Im a bit confused with the push forward formula https://en.wikipedia.org/wiki/Pushforward_measure
Let $\rho$ be a probability density associated to a probability measure $\mu$ on $\mathbb{R}^d$, i.e "$\rho(x)dx=d\mu(x)$". Let $f:\mathbb{R}^d\to\mathbb{R}^d$ and denote $f_{\#}\mu$ be the push forward of $\mu$ by $f$, and $f_{\#}\rho$ the associated density pushed forward.

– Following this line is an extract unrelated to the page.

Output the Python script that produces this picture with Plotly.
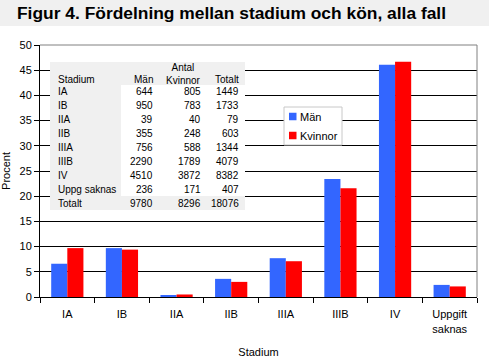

Then $\textbf{is it true that}$ for any integral
$$ \int_{\mathbb{R}^d} \big( g \circ f_{\#}\rho \big) (x) df_{\#}\mu(x) =\int_{\mathbb{R}^d} \big( g\circ \rho \big) \rho(x)dx $$
What does $f_\sharp\rho$ mean? Is it the density of $f_\sharp\mu$ with respect to the Lebesgue measure? In the general case there does not necessarily exist such a density, e.g. $f:x\mapsto0$. Even if $f_\sharp\rho$ exists, your equation has no reason to hold. Take for instance $d=1$, $\mu$ equal to the Lebesgue measure on $(0,1)$ and $f:x\mapsto2x$, so that $\rho(x)=1_{(0,1)}(x)$, $f_\sharp\mu$ is half of the Lebesgue measure on $(0,2)$ and $f_\sharp\rho(x)=\frac12\times1_{(0,2)}(x)$. Let $g:\mathbb R\to\mathbb R$ be any nonnegative measurable map such that $g(x)=0$ on $[1,2]$ and $g(x)>0$ on $(0,1)$. Then in your equation, the left-hand side is positive whereas the right-hand side is zero.